Background: A wealth of research has investigated the impact of early life trauma exposure on functional brain activation during facial emotion processing and has often demonstrated amygdala hyperactivity and weakened connectivity between amygdala and medial PFC (mPFC). There have been notably limited investigations linking these previous node-specific findings into larger-scale network models of brain organization.

Method: To address these gaps, we applied graph theoretical analyses to fMRI data collected during a facial emotion processing task among 88 adolescent girls (n = 59 exposed to direct physical or sexual assault; n = 29 healthy controls), aged 11-17, during fMRI. Large-scale organization indices of modularity, assortativity, and global efficiency were calculated for stimulus-specific functional connectivity using an 883 region-of-interest parcellation.

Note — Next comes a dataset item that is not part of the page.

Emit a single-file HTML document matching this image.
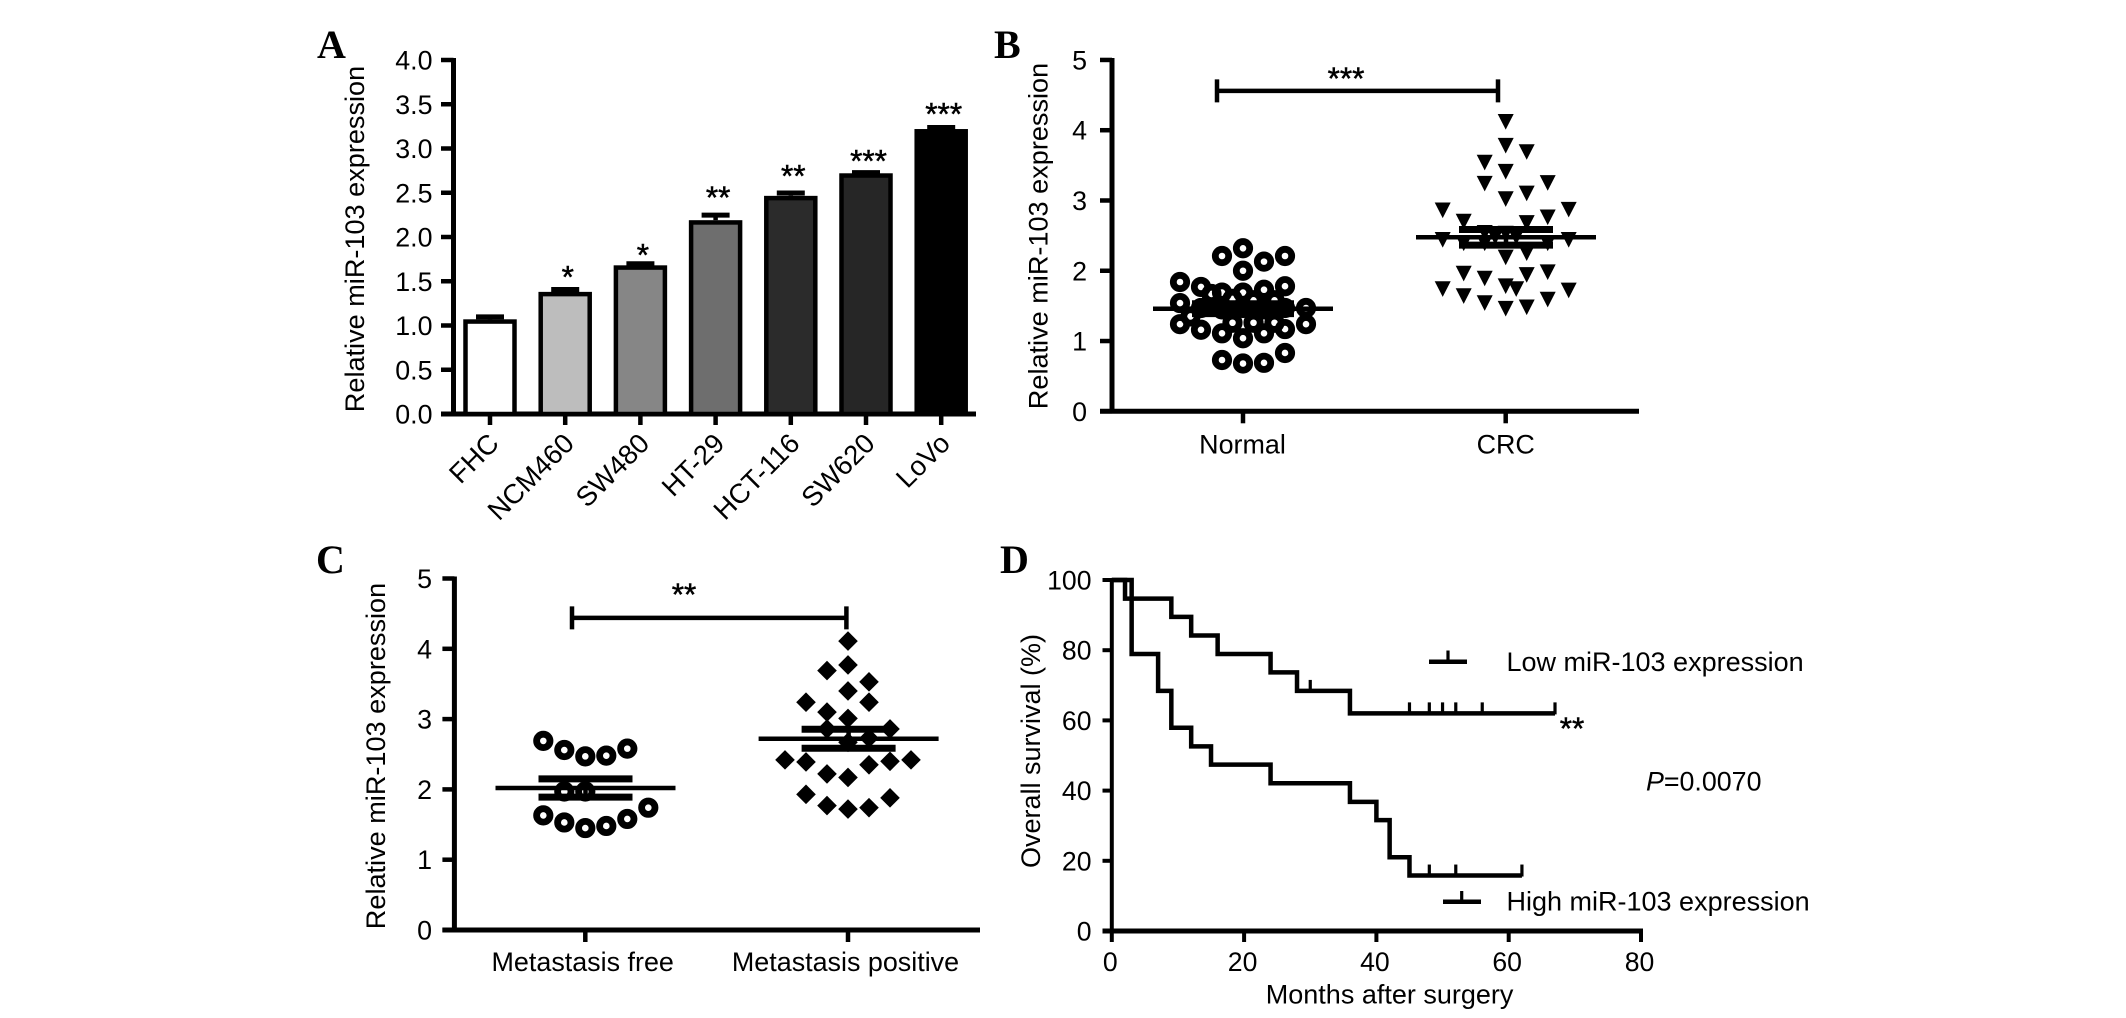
<!DOCTYPE html>
<html lang="en">
<head>
<meta charset="utf-8">
<title>miR-103 expression figure</title>
<style>
html,body{margin:0;padding:0;background:#fff;}
svg{display:block;}
text{font-family:"Liberation Sans",sans-serif;fill:#000;}
.letter{font-family:"Liberation Serif",serif;font-weight:bold;font-size:40px;fill:#000;}
</style>
</head>
<body>
<svg id="figure" xmlns="http://www.w3.org/2000/svg" width="2126" height="1018" viewBox="0 0 2126 1018">
  <rect x="0" y="0" width="2126" height="1018" fill="#fff"/>
  <g id="panelA">
    <text class="letter" x="317" y="58">A</text>
  </g>
  <g id="panelB">
    <text class="letter" x="994" y="58">B</text>
  </g>
  <g id="panelC">
    <text class="letter" x="316" y="573">C</text>
  </g>
  <g id="panelD">
    <text class="letter" x="1000" y="573">D</text>
  </g>
</svg>
<script>
// ---------- Panel A data ----------
var cellLines = ['FHC', 'NCM460', 'SW480', 'HT-29', 'HCT-116', 'SW620', 'LoVo'];
var cellValues = [1.07, 1.38, 1.68, 2.19, 2.465, 2.72, 3.22];
var cellErrors = [0.05, 0.05, 0.04, 0.08, 0.055, 0.03, 0.04];
var cellFills = ['#ffffff', '#bdbdbd', '#868686', '#6e6e6e', '#2b2b2b', '#262626', '#000000'];
var cellStars = ['', '*', '*', '**', '**', '***', '***'];
var cellStarLevels = [0, 1.6, 1.85, 2.5, 2.74, 2.91, 3.44];
var ticksA = ['0.0', '0.5', '1.0', '1.5', '2.0', '2.5', '3.0', '3.5', '4.0'];

// ---------- Panel B data ----------
var groupsB = ['Normal', 'CRC'];
var ticksScatter = ['0', '1', '2', '3', '4', '5'];
var normalLanes = [0,0,0,0,0, -1,-1,-1,-1, 1,1,1,1, 2,2,2,2, -2,-2, -3,-3,-3, 3,3, -2.5,-1.5,-0.5,-0.5,0.5,0.5,1.5,1.5, -2,-1,0,1,2];
var normalValues = [2.32,2.0,1.69,1.04,0.68, 2.21,1.69,1.11,0.73, 2.13,1.73,1.11,0.69, 2.21,1.78,1.17,0.83, 1.77,1.16, 1.84,1.54,1.24, 1.47,1.24, 1.35,1.67,1.6,1.26,1.58,1.26,1.58,1.26, 1.47,1.45,1.47,1.45,1.47];
var crcLanes = [0,0,0,0,0,0,0,0, 1,1,1,1,1,1, -1,-1,-1,-1,-1,-1, 2,2,2,2,2, -2,-2,-2,-2, -3,-3,-3, 3,3,3, 0.5,0.5,-0.5];
var crcValues = [4.12,3.78,3.41,3.02,2.53,2.19,1.78,1.46, 3.69,3.10,2.68,2.25,1.94,1.48, 3.54,3.24,2.54,2.39,1.89,1.54, 3.25,2.76,2.39,1.98,1.59, 2.70,2.39,1.96,1.64, 2.86,2.44,1.74, 2.87,2.44,1.72, 1.74,2.48,2.48];
var meansB = [1.46, 2.476];
var semsB = [0.07, 0.112];
var bracketLevelB = [4.56];

// ---------- Panel C data ----------
var groupsC = ['Metastasis free', 'Metastasis positive'];
var freeLanes = [-2,-1,0,1,2, -1,0, -2,-1,0,1,2,3];
var freeValues = [2.69,2.56,2.47,2.48,2.58, 1.97,1.97, 1.63,1.53,1.45,1.48,1.58,1.74];
var positiveLanes = [0,0,0,0,0,0,0, -1,-1,-1,-1,-1, 1,1,1,1,1, -2,-2,-2, 2,2,2, -3, 3];
var positiveValues = [4.11,3.77,3.40,3.01,2.67,2.17,1.72, 3.69,3.10,2.86,2.22,1.77, 3.53,3.24,2.73,2.35,1.74, 3.24,2.39,1.93, 2.86,2.40,1.88, 2.42,2.42];
var meansC = [2.02, 2.72];
var semsC = [0.13, 0.135];
var bracketLevelC = [4.44];

// ---------- Panel D data ----------
var survivalTicksY = ['0', '20', '40', '60', '80', '100'];
var survivalTicksX = ['0', '20', '40', '60', '80'];
var lowTimes = [0, 2, 9, 12, 16, 24, 28, 36, 67];
var lowSurvival = [100, 94.7, 89.5, 84.2, 78.9, 73.7, 68.4, 62, 62];
var lowCensorTimes = [30, 45, 48, 50, 52, 56, 67];
var highTimes = [0, 3, 7, 9, 12, 15, 24, 36, 40, 42, 45, 62];
var highSurvival = [100, 78.9, 68.4, 57.9, 52.6, 47.4, 42.1, 36.8, 31.6, 21, 15.8, 15.8];
var highCensorTimes = [48, 52, 62];

var NS = 'http://www.w3.org/2000/svg';

function addLine(parent, name, x1, y1, x2, y2, width) {
  var el = document.createElementNS(NS, 'line');
  
  
  el.setAttribute('x1', x1);
  el.setAttribute('y1', y1);
  el.setAttribute('x2', x2);
  el.setAttribute('y2', y2);
  el.setAttribute('stroke', '#000');
  el.setAttribute('stroke-width', width);
  parent.appendChild(el);
  return el;
}

function addText(parent, name, str, x, y, size, anchor, rotate) {
  var el = document.createElementNS(NS, 'text');
  
  
  el.setAttribute('x', x);
  el.setAttribute('y', y);
  el.setAttribute('font-size', size);
  el.setAttribute('text-anchor', anchor);
  if (rotate) el.setAttribute('transform', 'rotate(' + rotate + ' ' + x + ' ' + y + ')');
  el.textContent = str;
  parent.appendChild(el);
  return el;
}

function addRing(parent, name, cx, cy) {
  var el = document.createElementNS(NS, 'circle');
  
  
  el.setAttribute('cx', cx);
  el.setAttribute('cy', cy);
  el.setAttribute('r', 6.7);
  el.setAttribute('fill', 'none');
  el.setAttribute('stroke', '#000');
  el.setAttribute('stroke-width', 6.8);
  parent.appendChild(el);
}

function addMarker(parent, name, cx, cy, kind) {
  var el = document.createElementNS(NS, 'polygon');
  
  
  var pts;
  if (kind === 'triangle') {
    pts = (cx - 8) + ',' + (cy - 7.8) + ' ' + (cx + 8) + ',' + (cy - 7.8) + ' ' + cx + ',' + (cy + 7.8);
  } else {
    pts = cx + ',' + (cy - 9.8) + ' ' + (cx + 9.8) + ',' + cy + ' ' + cx + ',' + (cy + 9.8) + ' ' + (cx - 9.8) + ',' + cy;
  }
  el.setAttribute('points', pts);
  el.setAttribute('fill', '#000');
  parent.appendChild(el);
}

function addStars(parent, name, str, cx, centerY) {
  var el = addText(parent, name, str, cx, centerY + 15, 31.5, 'middle');
  el.setAttribute('stroke', '#000');
  el.setAttribute('stroke-width', 0.5);
  return el;
}

// ---------- Panel A ----------
(function () {
  var g = document.getElementById('panelA');
  var y0 = 414, unit = 88.5, axisX = 453.5;
  function y(v) { return y0 - v * unit; }
  function x(i) { return 490 + i * 75.2; }

  addLine(g, 'y-axis-line', axisX, y(4) - 2, axisX, y0 + 2, 5);
  addLine(g, 'x-axis-line', 441, y0, 976, y0, 5);
  addText(g, 'y-axis-title', 'Relative miR-103 expression', 364, 239, 27.1, 'middle', -90);

  ticksA.forEach(function (label) {
    var v = parseFloat(label);
    addLine(g, 'y-tick', 441, y(v), axisX, y(v), 4.5);
    addText(g, 'y-tick-label', label, 432.5, y(v) + 9.5, 26.8, 'end');
  });

  cellLines.forEach(function (name, i) {
    var cx = x(i);
    var top = y(cellValues[i]);
    addLine(g, 'error-stem-' + name, cx, top, cx, y(cellValues[i] + cellErrors[i]), 4.5);
    addLine(g, 'error-cap-' + name, cx - 14, y(cellValues[i] + cellErrors[i]) + 2, cx + 14, y(cellValues[i] + cellErrors[i]) + 2, 5);

    var bar = document.createElementNS(NS, 'rect');
    
    
    bar.setAttribute('x', cx - 24.5);
    bar.setAttribute('y', top + 2.25);
    bar.setAttribute('width', 49);
    bar.setAttribute('height', y0 - top - 2.25);
    bar.setAttribute('fill', cellFills[i]);
    bar.setAttribute('stroke', '#000');
    bar.setAttribute('stroke-width', 4.5);
    g.appendChild(bar);

    addLine(g, 'x-tick', cx, y0, cx, 425, 4.5);
    addText(g, 'x-tick-label', name, cx + 10.5, 445, 27.5, 'end', -45);
    if (cellStars[i]) addStars(g, 'significance-' + name, cellStars[i], cx + 2.5, y(cellStarLevels[i]));
  });
})();

// ---------- Shared scatter panel ----------
function drawScatter(g, cfg) {
  function y(v) { return cfg.y0 - v * cfg.unit; }
  addLine(g, 'y-axis-line', cfg.axisX, y(5) - 2, cfg.axisX, cfg.y0 + 2, 5);
  addLine(g, 'x-axis-line', cfg.axisX - 12, cfg.y0, cfg.axisEnd, cfg.y0, 5);
  addText(g, 'y-axis-title', 'Relative miR-103 expression', cfg.titleX, cfg.titleY, 27.1, 'middle', -90);

  ticksScatter.forEach(function (label) {
    var v = parseFloat(label);
    addLine(g, 'y-tick', cfg.axisX - 12, y(v), cfg.axisX, y(v), 4.5);
    addText(g, 'y-tick-label', label, cfg.labelX, y(v) + 9.5, 26.8, 'end');
  });

  cfg.groups.forEach(function (name, i) {
    addLine(g, 'x-tick', cfg.centers[i], cfg.y0, cfg.centers[i], cfg.y0 + 12, 4.5);
    addText(g, 'x-tick-label', name, cfg.labelCenters[i], cfg.catBaseline, 26.9, 'middle');
  });

  cfg.series.forEach(function (s, gi) {
    s.values.forEach(function (v, i) {
      var cx = cfg.centers[gi] + s.lanes[i] * 21;
      if (s.kind === 'ring') addRing(g, 'point-' + cfg.groups[gi], cx, y(v));
      else addMarker(g, 'point-' + cfg.groups[gi], cx, y(v), s.kind);
    });
  });

  cfg.means.forEach(function (m, i) {
    var c = cfg.lineCenters[i];
    var half = cfg.capHalf[i];
    addLine(g, 'mean-line-' + cfg.groups[i], c - 90, y(m), c + 90, y(m), 4.5);
    addLine(g, 'sem-upper-cap-' + cfg.groups[i], c - half, y(m + cfg.sems[i]), c + half, y(m + cfg.sems[i]), 7);
    addLine(g, 'sem-lower-cap-' + cfg.groups[i], c - half, y(m - cfg.sems[i]), c + half, y(m - cfg.sems[i]), 7);
    addLine(g, 'sem-stem-' + cfg.groups[i], c, y(m + cfg.sems[i]), c, y(m - cfg.sems[i]), 4.5);
  });

  var by = y(cfg.bracketLevel);
  addLine(g, 'significance-bracket', cfg.bracket[0], by, cfg.bracket[1], by, 4.5);
  addLine(g, 'significance-bracket-left', cfg.bracket[0], by - 11.5, cfg.bracket[0], by + 11.5, 4.5);
  addLine(g, 'significance-bracket-right', cfg.bracket[1], by - 11.5, cfg.bracket[1], by + 11.5, 4.5);
  addStars(g, 'significance-stars', cfg.stars, cfg.starX, cfg.starY);
}

drawScatter(document.getElementById('panelB'), {
  y0: 411.3, unit: 70.27, axisX: 1112, axisEnd: 1639,
  titleX: 1047.5, titleY: 236, labelX: 1087, catBaseline: 453.5,
  groups: groupsB, centers: [1243, 1505.7], labelCenters: [1242.5, 1505.7], lineCenters: [1243, 1506],
  capHalf: [51, 47],
  series: [
    { kind: 'ring', lanes: normalLanes, values: normalValues },
    { kind: 'triangle', lanes: crcLanes, values: crcValues }
  ],
  means: meansB, sems: semsB, bracketLevel: bracketLevelB[0],
  bracket: [1217, 1498], stars: '***', starX: 1346, starY: 74
});

drawScatter(document.getElementById('panelC'), {
  y0: 930, unit: 70.3, axisX: 454.4, axisEnd: 980,
  titleX: 385, titleY: 756, labelX: 432, catBaseline: 971,
  groups: groupsC, centers: [585.3, 848], labelCenters: [582.7, 845.5], lineCenters: [585.5, 848.6],
  capHalf: [47, 47],
  series: [
    { kind: 'ring', lanes: freeLanes, values: freeValues },
    { kind: 'diamond', lanes: positiveLanes, values: positiveValues }
  ],
  means: meansC, sems: semsC, bracketLevel: bracketLevelC[0],
  bracket: [572, 846.4], stars: '**', starX: 684, starY: 590
});

// ---------- Panel D ----------
(function () {
  var g = document.getElementById('panelD');
  var x0 = 1111.8, xUnit = 6.615, y0 = 931, yUnit = 3.51;
  function x(t) { return x0 + t * xUnit; }
  function y(s) { return y0 - s * yUnit; }

  addLine(g, 'y-axis-line', x0, y(100) - 2, x0, y0 + 2, 4);
  addLine(g, 'x-axis-line', 1102.5, y0, x(80) + 2, y0, 5);
  addText(g, 'y-axis-title', 'Overall survival (%)', 1040, 751, 27, 'middle', -90);
  addText(g, 'x-axis-title', 'Months after surgery', 1389.6, 1003.5, 27, 'middle');

  survivalTicksY.forEach(function (label) {
    var v = parseFloat(label);
    addLine(g, 'y-tick', 1102.5, y(v), x0, y(v), 4);
    addText(g, 'y-tick-label', label, 1091.5, y(v) + 9.5, 26.6, 'end');
  });
  survivalTicksX.forEach(function (label) {
    var v = parseFloat(label);
    addLine(g, 'x-tick', x(v), y0, x(v), 942, 4);
    addText(g, 'x-tick-label', label, x(v) - 1.5, 971, 26.6, 'middle');
  });

  function drawCurve(name, times, surv, censors) {
    var d = 'M' + x(times[0]) + ' ' + y(surv[0]);
    times.forEach(function (t, i) {
      d += ' H' + x(t) + ' V' + y(surv[i]);
    });
    var el = document.createElementNS(NS, 'path');
    
    
    el.setAttribute('d', d);
    el.setAttribute('fill', 'none');
    el.setAttribute('stroke', '#000');
    el.setAttribute('stroke-width', 4.5);
    g.appendChild(el);

    censors.forEach(function (t) {
      var s = surv[0];
      times.forEach(function (tt, i) { if (tt <= t) s = surv[i]; });
      addLine(g, name + '-censor-tick', x(t), y(s) - 11, x(t), y(s) + 1, 3.2);
    });
  }
  drawCurve('low', lowTimes, lowSurvival, lowCensorTimes);
  drawCurve('high', highTimes, highSurvival, highCensorTimes);

  addLine(g, 'legend-low-line', 1429, 661.7, 1467, 661.7, 4.5);
  addLine(g, 'legend-low-tick', 1448, 650.5, 1448, 661.7, 3.2);
  addText(g, 'legend-low-label', 'Low miR-103 expression', 1506.5, 671, 27, 'start');
  addLine(g, 'legend-high-line', 1443, 901.7, 1481, 901.7, 4.5);
  addLine(g, 'legend-high-tick', 1461.7, 891, 1461.7, 901.7, 3.2);
  addText(g, 'legend-high-label', 'High miR-103 expression', 1506.5, 910.5, 27, 'start');

  addStars(g, 'significance-stars', '**', 1572, 724);

  var p = addText(g, 'p-value', '', 1646, 790.7, 26.8, 'start');
  var pi = document.createElementNS(NS, 'tspan');
  
  
  pi.setAttribute('font-style', 'italic');
  pi.textContent = 'P';
  p.appendChild(pi);
  p.appendChild(document.createTextNode('=0.0070'));
})();
</script>
</body>
</html>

Results: Among the entire sample, more severe early life trauma was associated with more modular and assortative, but less globally efficient, network organization across all stimulus categories. Among the assaulted girls, severity of early life trauma and PTSD diagnoses were both simultaneously related to increased modular brain organization. We also found that more modularized network organization was related both to amygdala hyperactivation and weakened connectivity between amygdala and medial PFC.

Conclusions: These results demonstrate that early life trauma is associated with enhanced brain organization during facial emotion processing and that this pattern of brain organization might explain the commonly observed association between childhood trauma and amygdala hyperactivity and weakened connectivity with mPFC. Implications of these results for neurocircuitry models are discussed.